> [WRITTEN INSTRUCTION]
Without the pictures, print the lines running from the beginning of the material to the line containing "Chart.register(...registerables);", both ends included.

> [PROVIDED DATA]
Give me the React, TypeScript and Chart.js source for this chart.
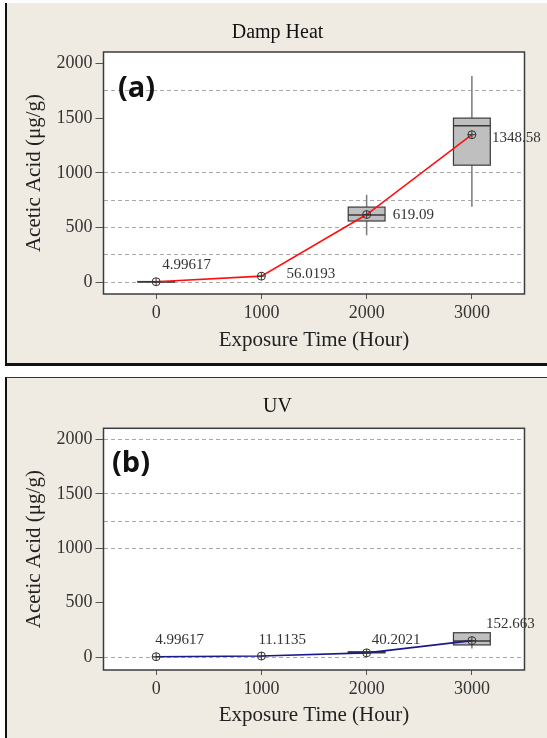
import React, { useEffect, useRef } from "react";
import { Chart, registerables } from "chart.js";

Chart.register(...registerables);

// ---------- data ----------
const HOURS = [0, 1000, 2000, 3000];
const X_TICKS = [0, 1000, 2000, 3000];
const Y_TICKS = [0, 250, 500, 750, 1000, 1250, 1500, 1750, 2000];
const Y_LABELS = [0, 500, 1000, 1500, 2000];

// Damp Heat (a)
const DH_MEAN = [4.99617, 56.0193, 619.09, 1348.58];
const DH_TEXT = ["4.99617", "56.0193", "619.09", "1348.58"];
const DH_Q1: (number | null)[] = [3, null, 560, 1070];
const DH_MED: (number | null)[] = [5, null, 614, 1430];
const DH_Q3: (number | null)[] = [7, null, 687, 1500];
const DH_LO: (number | null)[] = [3, null, 430, 690];
const DH_HI: (number | null)[] = [7, null, 800, 1885];
const DH_GRID = [0, 250, 500, 750, 1000, 1750];

// UV (b)
const UV_MEAN = [4.99617, 11.1135, 40.2021, 152.663];
const UV_TEXT = ["4.99617", "11.1135", "40.2021", "152.663"];
const UV_Q1: (number | null)[] = [null, null, 40, 113];
const UV_MED: (number | null)[] = [null, null, 45, 150];
const UV_Q3: (number | null)[] = [null, null, 50, 225];
const UV_LO: (number | null)[] = [null, null, 40, 80];
const UV_HI: (number | null)[] = [null, null, 50, 225];
const UV_GRID = [0, 1000, 1250, 1500, 2000];

// ---------- styles ----------
const SERIF = '"Liberation Serif", "Times New Roman", serif';
const PANEL_BG = "#efebe2";
const BOX_HALF = 175;

type PanelProps = {
  top: number;
  height: number;
  title: string;
  tag: string;
  mean: number[];
  text: string[];
  q1: (number | null)[];
  med: (number | null)[];
  q3: (number | null)[];
  lo: (number | null)[];
  hi: (number | null)[];
  grid: number[];
  lineColor: string;
  yMin: number;
  yMax: number;
  areaTop: number;
  areaBottom: number;
  titleY: number;
  tagX: number;
  tagY: number;
  xTitlePad: number;
  labelOffsets: [number, number][];
};

function Panel(p: PanelProps) {
  const ref = useRef<HTMLCanvasElement | null>(null);
  useEffect(() => {
    const canvas = ref.current;
    if (!canvas) return;
    const pts = HOURS.map((h, i) => ({ x: h, y: p.mean[i] }));

    const panelPlugin = {
      id: "panelPlugin",
      beforeDraw(chart: any) {
        const { ctx, chartArea: a } = chart;
        ctx.save();
        ctx.fillStyle = "#ffffff";
        ctx.fillRect(a.left, a.top, a.right - a.left, a.bottom - a.top);
        ctx.restore();
      },
      beforeDatasetsDraw(chart: any) {
        const { ctx, scales } = chart;
        const x = scales.x;
        const y = scales.y;
        HOURS.forEach((h, i) => {
          const q1 = p.q1[i];
          const q3 = p.q3[i];
          const md = p.med[i];
          const lo = p.lo[i];
          const hi = p.hi[i];
          if (q1 == null || q3 == null || md == null || lo == null || hi == null) return;
          const xc = x.getPixelForValue(h);
          const xl = x.getPixelForValue(h - BOX_HALF);
          const xr = x.getPixelForValue(h + BOX_HALF);
          const y1 = y.getPixelForValue(q1);
          const y3 = y.getPixelForValue(q3);
          const ym = y.getPixelForValue(md);
          const yl = y.getPixelForValue(lo);
          const yh = y.getPixelForValue(hi);
          ctx.save();
          ctx.strokeStyle = "#7c7c7c";
          ctx.lineWidth = 1.5;
          ctx.beginPath();
          ctx.moveTo(xc, yh);
          ctx.lineTo(xc, y3);
          ctx.moveTo(xc, y1);
          ctx.lineTo(xc, yl);
          ctx.stroke();
          ctx.fillStyle = "#bfbfbf";
          ctx.fillRect(xl, y3, xr - xl, y1 - y3);
          ctx.strokeStyle = "#3a3a3a";
          ctx.lineWidth = 1.2;
          ctx.strokeRect(xl, y3, xr - xl, y1 - y3);
          ctx.lineWidth = 1.5;
          ctx.beginPath();
          ctx.moveTo(xl, ym);
          ctx.lineTo(xr, ym);
          ctx.stroke();
          ctx.restore();
        });
      },
      afterDraw(chart: any) {
        const { ctx, chartArea: a, scales } = chart;
        ctx.save();
        // frame
        ctx.strokeStyle = "#3c3c3c";
        ctx.lineWidth = 1.5;
        ctx.strokeRect(a.left, a.top, a.right - a.left, a.bottom - a.top);
        // title
        ctx.fillStyle = "#111";
        ctx.font = `20px ${SERIF}`;
        ctx.textAlign = "center";
        ctx.textBaseline = "middle";
        ctx.fillText(p.title, 277.5, p.titleY);
        // tag
        ctx.font = `bold 29px "Open Sans", "DejaVu Sans", sans-serif`;
        ctx.textAlign = "left";
        ctx.fillText(p.tag, p.tagX, p.tagY);
        // data labels
        ctx.font = `15px ${SERIF}`;
        ctx.fillStyle = "#333";
        HOURS.forEach((h, i) => {
          const px = scales.x.getPixelForValue(h);
          const py = scales.y.getPixelForValue(p.mean[i]);
          const [dx, dy] = p.labelOffsets[i];
          ctx.fillText(p.text[i], px + dx, py + dy);
        });
        ctx.restore();
      },
    };

    const chart = new Chart(canvas, {
      type: "scatter",
      data: {
        datasets: [
          {
            data: pts,
            pointStyle: "circle",
            pointRadius: 4,
            borderColor: "#333",
            backgroundColor: "rgba(0,0,0,0)",
            borderWidth: 1,
            order: 0,
          },
          {
            data: pts,
            pointStyle: "cross",
            pointRadius: 4,
            borderColor: "#333",
            borderWidth: 1,
            order: 0,
          },
          {
            data: pts,
            showLine: true,
            borderColor: p.lineColor,
            borderWidth: 1.6,
            pointRadius: 0,
            tension: 0,
            order: 1,
          },
        ],
      } as any,
      options: {
        responsive: false,
        maintainAspectRatio: false,
        devicePixelRatio: 1,
        animation: false,
        events: [],
        layout: { padding: { top: p.areaTop, right: 22.5, left: 0, bottom: 0 } },
        plugins: { legend: { display: false }, tooltip: { enabled: false }, title: { display: false } },
        scales: {
          x: {
            type: "linear",
            min: -500,
            max: 3500,
            afterBuildTicks: (s: any) => {
              s.ticks = X_TICKS.map((v) => ({ value: v }));
            },
            afterFit: (s: any) => {
              s.height = p.height - p.areaBottom;
            },
            ticks: {
              callback: (v: any) => String(v),
              font: { family: SERIF, size: 18 },
              color: "#333",
              padding: 3,
              maxRotation: 0,
              autoSkip: false,
            },
            grid: { color: "rgba(0,0,0,0)", tickColor: "#555", tickLength: 5, lineWidth: 1 },
            border: { display: false },
            title: {
              display: true,
              text: "Exposure Time (Hour)",
              font: { family: SERIF, size: 21 },
              color: "#222",
              padding: { top: 0, bottom: p.xTitlePad },
            },
          },
          y: {
            type: "linear",
            min: p.yMin,
            max: p.yMax,
            afterBuildTicks: (s: any) => {
              s.ticks = Y_TICKS.map((v) => ({ value: v }));
            },
            afterFit: (s: any) => {
              s.width = 103.5;
            },
            ticks: {
              callback: (v: any) => (Y_LABELS.includes(v) ? String(v) : ""),
              font: { family: SERIF, size: 18 },
              color: "#333",
              padding: 3,
              autoSkip: false,
            },
            grid: {
              color: (c: any) => (c.tick && p.grid.includes(c.tick.value) ? "#a9a9a9" : "rgba(0,0,0,0)"),
              tickColor: (c: any) => (c.tick && Y_LABELS.includes(c.tick.value) ? "#555" : "rgba(0,0,0,0)"),
              tickLength: 8,
              lineWidth: 1,
            },
            border: { display: false, dash: [4, 3] },
            title: {
              display: true,
              text: "Acetic Acid (μg/g)",
              font: { family: SERIF, size: 21 },
              color: "#222",
              padding: { top: 21.4, bottom: 0 },
            },
          },
        },
      } as any,
      plugins: [panelPlugin],
    });
    return () => chart.destroy();
  }, []);
  return (
    <canvas
      ref={ref}
      width={547}
      height={p.height}
      style={{ position: "absolute", left: 0, top: p.top, width: 547, height: p.height }}
    />
  );
}

export default function App() {
  return (
    <div style={{ position: "absolute", left: 0, top: 0, width: 547, height: 738, background: "#fff", overflow: "hidden" }}>
      <div
        style={{
          position: "absolute",
          left: 5,
          top: 3,
          width: 542,
          height: 363,
          background: PANEL_BG,
          borderLeft: "2px solid #111",
          borderBottom: "3px solid #111",
          boxSizing: "border-box",
        }}
      />
      <div
        style={{
          position: "absolute",
          left: 5,
          top: 376.5,
          width: 542,
          height: 362,
          background: PANEL_BG,
          borderLeft: "2px solid #111",
          borderTop: "1.5px solid #333",
          boxSizing: "border-box",
        }}
      />
      <Panel
        top={0}
        height={365}
        title="Damp Heat"
        tag="(a)"
        mean={DH_MEAN}
        text={DH_TEXT}
        q1={DH_Q1}
        med={DH_MED}
        q3={DH_Q3}
        lo={DH_LO}
        hi={DH_HI}
        grid={DH_GRID}
        lineColor="#ff1010"
        yMin={-107}
        yMax={2104}
        areaTop={52}
        areaBottom={294}
        titleY={33}
        tagX={118}
        tagY={89}
        xTitlePad={12.4}
        labelOffsets={[
          [6, -17],
          [25, -2],
          [26, 1],
          [20, 3],
        ]}
      />
      <Panel
        top={370}
        height={368}
        title="UV"
        tag="(b)"
        mean={UV_MEAN}
        text={UV_TEXT}
        q1={UV_Q1}
        med={UV_MED}
        q3={UV_Q3}
        lo={UV_LO}
        hi={UV_HI}
        grid={UV_GRID}
        lineColor="#1a1a8c"
        yMin={-117}
        yMax={2101}
        areaTop={58.3}
        areaBottom={300}
        titleY={36.7}
        tagX={112}
        tagY={93.5}
        xTitlePad={10.4}
        labelOffsets={[
          [-1, -17],
          [-3, -16],
          [5, -13],
          [14, -17],
        ]}
      />
    </div>
  );
}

> [TASK RESPONSE]
Give me the React, TypeScript and Chart.js source for this chart.
import React, { useEffect, useRef } from "react";
import { Chart, registerables } from "chart.js";

Chart.register(...registerables);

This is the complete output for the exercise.